Written problem:
Begin with the first line of the material and write out each line exactly, ending with the line that contains "from bokeh.resources import INLINE". Pictures are not part of the copy.

>> Start Raw records

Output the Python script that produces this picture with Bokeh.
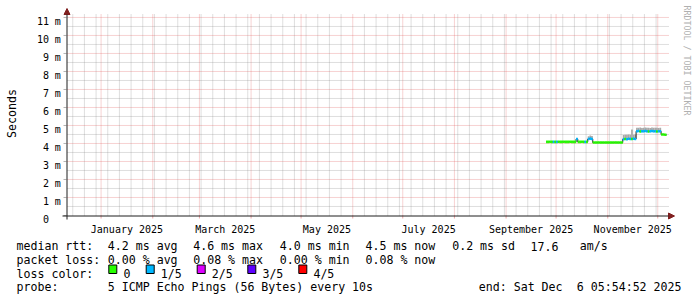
from math import pi
import pandas as pd
from bokeh.plotting import figure
from bokeh.models import Range1d, Arrow, NormalHead, ColumnDataSource
from bokeh.core.properties import value
from bokeh.embed import file_html
from bokeh.resources import INLINE

# ---------------- data ----------------
first_day = "2025-09-25"   # one value per day from here on
median_ms = [
    4.09, 4.09, 4.10, 4.09, 4.09, 4.09,                                       # Sep 25-30
    4.09, 4.10, 4.09, 4.09, 4.10, 4.09, 4.09, 4.09, 4.10, 4.09, 4.09, 4.09,   # Oct 1-12
    4.25,                                                                     # Oct 13
    4.09, 4.09, 4.10, 4.09, 4.09, 4.09,                                       # Oct 14-19
    4.25, 4.27, 4.25,                                                         # Oct 20-22
    4.05, 4.05, 4.05, 4.06, 4.05, 4.05, 4.05, 4.05, 4.05,                     # Oct 23-31
    4.05, 4.05, 4.05, 4.05, 4.06, 4.05, 4.05, 4.05, 4.05,                     # Nov 1-9
    4.24, 4.25, 4.24, 4.26, 4.25, 4.25, 4.26, 4.25,                           # Nov 10-17
    4.68, 4.69, 4.67, 4.68, 4.68, 4.69, 4.68, 4.67, 4.68, 4.69, 4.68, 4.68,
    4.67, 4.68, 4.68,                                                         # Nov 18-Dec 2
    4.50, 4.50, 4.48,                                                         # Dec 3-5
]
smoke_hi_ms = [
    4.13, 4.13, 4.14, 4.13, 4.14, 4.13,
    4.14, 4.14, 4.13, 4.13, 4.14, 4.13, 4.13, 4.13, 4.14, 4.13, 4.13, 4.13,
    4.30,
    4.13, 4.13, 4.14, 4.13, 4.13, 4.14,
    4.40, 4.44, 4.42,
    4.09, 4.09, 4.09, 4.10, 4.09, 4.09, 4.09, 4.09, 4.09,
    4.09, 4.09, 4.09, 4.09, 4.10, 4.09, 4.09, 4.09, 4.09,
    4.47, 4.49, 4.48, 4.50, 4.49, 4.78, 4.48, 4.50,
    4.88, 4.87, 4.89, 4.86, 4.88, 4.89, 4.87, 4.88, 4.86, 4.89, 4.88, 4.87,
    4.88, 4.86, 4.87,
    4.55, 4.54, 4.53,
]
smoke_lo_ms = [
    4.05, 4.05, 4.06, 4.05, 4.05, 4.05,
    4.05, 4.06, 4.05, 4.05, 4.06, 4.05, 4.05, 4.05, 4.06, 4.05, 4.05, 4.05,
    4.20,
    4.05, 4.05, 4.06, 4.05, 4.05, 4.05,
    4.20, 4.22, 4.20,
    4.01, 4.01, 4.01, 4.02, 4.01, 4.01, 4.01, 4.01, 4.01,
    4.01, 4.01, 4.01, 4.01, 4.02, 4.01, 4.01, 4.01, 4.01,
    4.19, 4.20, 4.19, 4.21, 4.20, 4.20, 4.21, 4.20,
    4.63, 4.64, 4.62, 4.63, 4.63, 4.64, 4.63, 4.62, 4.63, 4.64, 4.63, 4.63,
    4.62, 4.63, 4.63,
    4.46, 4.46, 4.44,
]
lost_of_5 = [
    0, 0, 0, 0, 1, 0,
    1, 0, 0, 0, 0, 0, 0, 0, 0, 0, 0, 0,
    1,
    0, 0, 0, 0, 1, 0,
    1, 1, 1,
    0, 0, 0, 0, 0, 0, 0, 0, 0,
    0, 0, 0, 0, 0, 0, 0, 0, 0,
    1, 0, 1, 1, 1, 0, 1, 1,
    1, 1, 0, 1, 1, 1, 1, 0, 1, 1, 1, 1,
    0, 1, 1,
    0, 0, 0,
]

loss_labels = ["0", "1/5", "2/5", "3/5", "4/5"]
loss_colors = ["#26ff00", "#00b8ff", "#dd00ff", "#5e00ff", "#ff0000"]

y_ticks = [0, 1, 2, 3, 4, 5, 6, 7, 8, 9, 10, 11]
y_tick_labels = ["0", "1 m", "2 m", "3 m", "4 m", "5 m", "6 m", "7 m", "8 m",
                 "9 m", "10 m", "11 m"]
x_label_months = ["2025-01-01", "2025-03-01", "2025-05-01", "2025-07-01",
                  "2025-09-01", "2025-11-01"]
x_tick_labels = ["January 2025", "March 2025", "May 2025", "July 2025",
                 "September 2025", "November 2025"]

graph_end = "2025-12-06 05:54:52"
graph_days = 360
y_top = 11.11

rtt_title = "median rtt:"
rtt_stats = ["4.2 ms avg", "4.6 ms max", "4.0 ms min", "4.5 ms now", "0.2 ms sd", "17.6", "am/s"]
loss_title = "packet loss:"
loss_stats = ["0.00 % avg", "0.08 % max", "0.00 % min", "0.08 % now"]
color_title = "loss color:"
probe_title = "probe:"
probe_text = "5 ICMP Echo Pings (56 Bytes) every 10s"
end_parts = ["end: Sat Dec", "6 05:54:52 2025"]
watermark = "RRDTOOL / TOBI OETIKER"
y_title = "Seconds"

# ---------------- layout ----------------
W, H = 697, 297
GL, GR, GT, GB = 66, 666, 15, 215     # graph area in canvas pixels
MONO = "DejaVu Sans Mono"
DAY = 86400000
GRID = "#808080"
MGRID = "#e04f4f"
AXIS = "#1f1f1f"
ARROW = "#801f1f"


def to_ms(t):
    return int(pd.Timestamp(t).value // 10**6)


x1 = to_ms(graph_end)
x0 = x1 - graph_days * DAY


def X(px):
    return x0 + (px - GL) * (x1 - x0) / (GR - GL)


def Y(py):
    return (GB - py) * y_top / (GB - GT)


# the frame is the whole canvas; time and millisecond scales are set so the graph area
# falls where the reference has it
p = figure(width=W, height=H, x_range=Range1d(X(0), X(W)), y_range=Range1d(Y(H), Y(0)),
           x_axis_type=None, y_axis_type=None, min_border=0,
           output_backend="svg", toolbar_location=None)
p.outline_line_color = None
p.background_fill_color = "white"
p.border_fill_color = "white"

# ---- grid ----
month_starts = [to_ms(d) for d in pd.date_range("2024-12-01", "2026-01-01", freq="MS")
                if x0 < to_ms(d) < x1]
sundays = [to_ms(d) for d in pd.date_range("2024-12-01", "2025-12-31", freq="W-SUN")
           if x0 < to_ms(d) < x1 and to_ms(d) not in month_starts]
y_minor = [t + 0.5 for t in y_ticks[:-1]]

p.segment(x0=sundays, x1=sundays, y0=[0] * len(sundays), y1=[Y(14)] * len(sundays),
          line_color=GRID, line_alpha=0.5, line_dash="1 1", line_width=1)
p.segment(x0=[X(67)] * len(y_minor), x1=[X(668)] * len(y_minor), y0=y_minor, y1=y_minor,
          line_color=GRID, line_alpha=0.5, line_dash="1 1", line_width=1)
p.segment(x0=month_starts, x1=month_starts, y0=[0] * len(month_starts),
          y1=[Y(14)] * len(month_starts),
          line_color=MGRID, line_alpha=0.5, line_dash="1 1", line_width=1)
p.segment(x0=[X(67)] * (len(y_ticks) - 1), x1=[X(668)] * (len(y_ticks) - 1),
          y0=y_ticks[1:], y1=y_ticks[1:],
          line_color=MGRID, line_alpha=0.5, line_dash="1 1", line_width=1)

# small ticks on the axes
p.segment(x0=month_starts, x1=month_starts, y0=[Y(215)] * len(month_starts),
          y1=[Y(218)] * len(month_starts), line_color=MGRID, line_alpha=0.5)
p.segment(x0=[X(63)] * len(y_ticks), x1=[X(66)] * len(y_ticks), y0=y_ticks, y1=y_ticks,
          line_color=GRID, line_alpha=0.6)

# ---- data ----
days = pd.date_range(first_day, periods=len(median_ms), freq="D")
left = [to_ms(d) for d in days]
right = [l + DAY + 3600000 for l in left]
right[-1] = x1
band = 0.07
src = ColumnDataSource(dict(
    left=left, right=right, lo=smoke_lo_ms, hi=smoke_hi_ms,
    blo=[m - band for m in median_ms], bhi=[m + band for m in median_ms],
    color=[loss_colors[n] for n in lost_of_5]))
p.quad(left="left", right="right", bottom="lo", top="hi", source=src,
       fill_color="#a8a8a8", line_color=None)
p.step(x=left + [x1], y=median_ms + [median_ms[-1]], mode="after",
       line_color="#202020", line_width=1)
p.quad(left="left", right="right", bottom="blo", top="bhi", source=src,
       fill_color="color", line_color=None)

# ---- axes with arrows ----
p.add_layout(Arrow(end=NormalHead(size=6, fill_color=ARROW, line_color=ARROW, line_width=1),
                   x_start=X(62), y_start=Y(215.5), x_end=X(674), y_end=Y(215.5),
                   line_color=AXIS, line_width=1))
p.add_layout(Arrow(end=NormalHead(size=6, fill_color=ARROW, line_color=ARROW, line_width=1),
                   x_start=X(66.5), y_start=Y(219), x_end=X(66.5), y_end=Y(8),
                   line_color=AXIS, line_width=1))

# ---- tick labels ----
mid_months = []
for m in x_label_months:
    a = pd.Timestamp(m)
    b = a + pd.offsets.MonthBegin(1)
    mid_months.append((to_ms(a) + to_ms(b)) / 2)
p.text(x=mid_months, y=[Y(228.8)] * len(mid_months), text=x_tick_labels,
       text_font=value(MONO), text_font_size="10px", text_color="#000000",
       text_align="center", text_baseline="alphabetic")

num_part = [s.split(" ")[0] for s in y_tick_labels]
unit_part = [s.split(" ")[1] if " " in s else "" for s in y_tick_labels]
px_per_ms = (GB - GT) / y_top
label_y = [t - 3.6 / px_per_ms for t in y_ticks]
p.text(x=[X(48.5)] * len(y_ticks), y=label_y, text=num_part,
       text_font=value(MONO), text_font_size="10px", text_color="#000000",
       text_align="right", text_baseline="alphabetic")
p.text(x=[X(54.3)] * len(y_ticks), y=label_y, text=unit_part,
       text_font=value(MONO), text_font_size="10px", text_color="#000000",
       text_align="left", text_baseline="alphabetic")

# ---- titles ----
p.text(x=[X(11)], y=[Y(113)], text=[y_title], angle=pi / 2,
       text_font=value(MONO), text_font_size="11.6px", text_color="#000000",
       text_align="center", text_baseline="middle")
p.text(x=[X(686.5)], y=[Y(5)], text=[watermark], angle=-pi / 2,
       text_font=value(MONO), text_font_size="8.3px", text_color="#b0b0b0",
       text_align="left", text_baseline="middle")

# ---- legend block ----
col_x = [107.3, 192.7, 279.3, 365.0, 451.7, 530.0, 579.3]
base = [245.7, 259.3, 273.0, 286.7]
lx, ly, lt = [], [], []


def put(px, py, s):
    lx.append(X(px)); ly.append(Y(py)); lt.append(s)


put(16, base[0], rtt_title)
for cx, s in zip(col_x, rtt_stats):
    put(cx, base[0], s)
put(16, base[1], loss_title)
for cx, s in zip(col_x, loss_stats):
    put(cx, base[1], s)
put(16, base[2], color_title)
sq_x = [108.3, 145.7, 196.7, 247.3, 298.3]
for sx, lab in zip(sq_x, loss_labels):
    put(sx + 14.6, base[2], lab)
put(16, base[3], probe_title)
put(107.3, base[3], probe_text)
put(478.3, base[3], end_parts[0])
put(576.3, base[3], end_parts[1])

p.text(x=lx, y=ly, text=lt, text_font=value(MONO), text_font_size="11.6px",
       text_color="#000000", text_align="left", text_baseline="alphabetic")
p.quad(left=[X(sx) for sx in sq_x], right=[X(sx + 8) for sx in sq_x],
       top=[Y(264.5)] * len(sq_x), bottom=[Y(273.0)] * len(sq_x),
       fill_color=loss_colors, line_color="#000000", line_width=1)

open("out.html", "w").write(file_html(p, INLINE))
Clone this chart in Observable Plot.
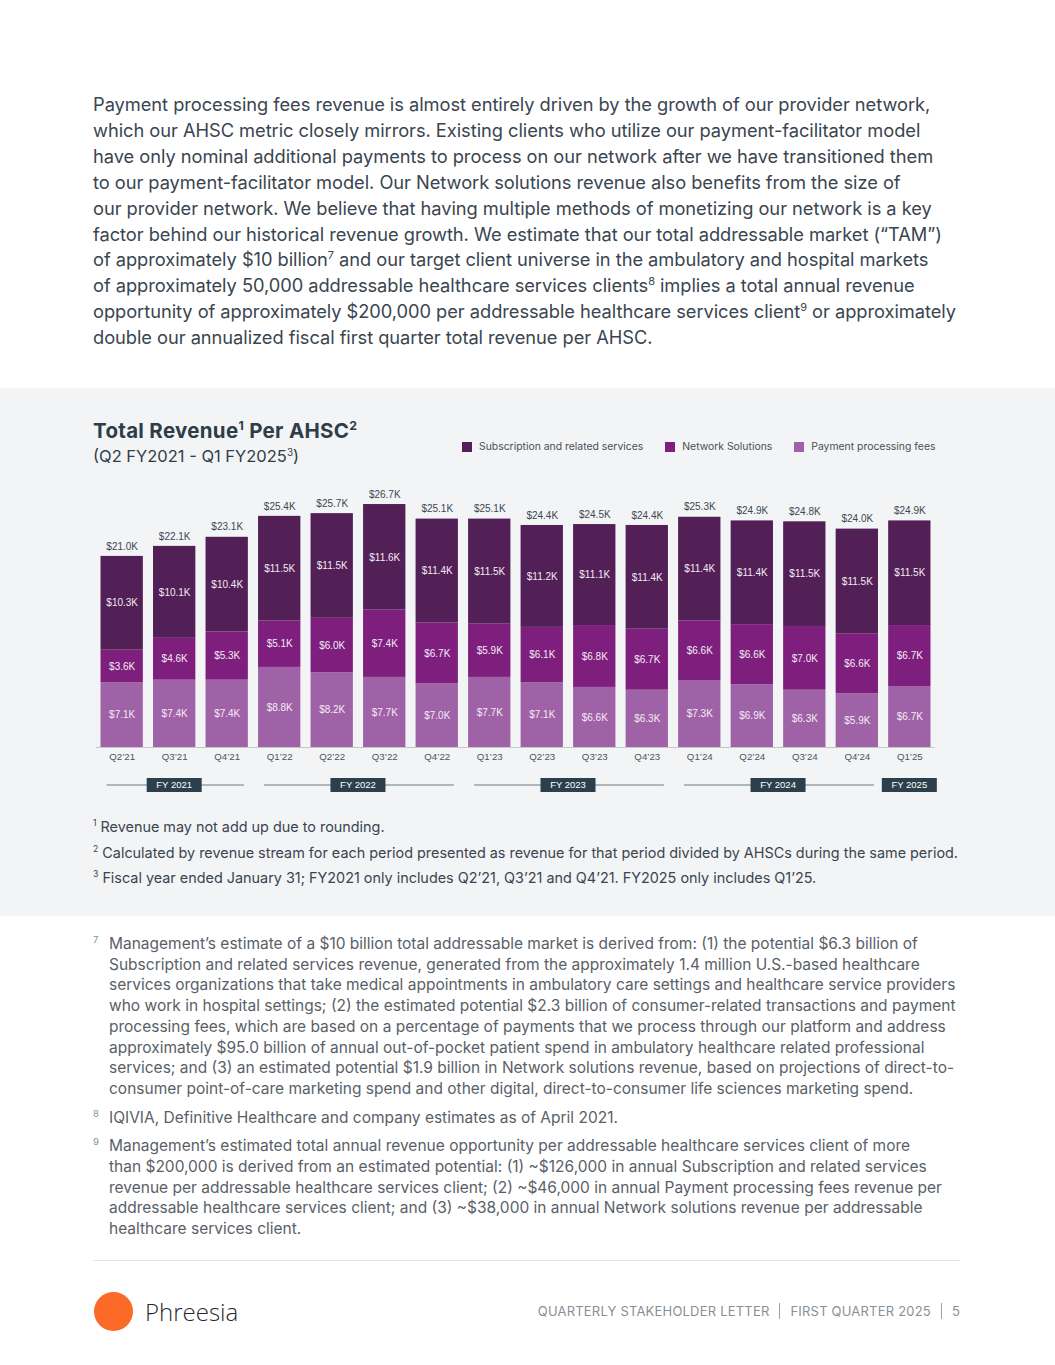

>> End Raw records

Response for this exercise:
Output the Python script that produces this picture with Bokeh.
from math import pi
import pandas as pd
from bokeh.plotting import figure
from bokeh.models import Range1d, Arrow, NormalHead, ColumnDataSource
from bokeh.core.properties import value
from bokeh.embed import file_html
from bokeh.resources import INLINE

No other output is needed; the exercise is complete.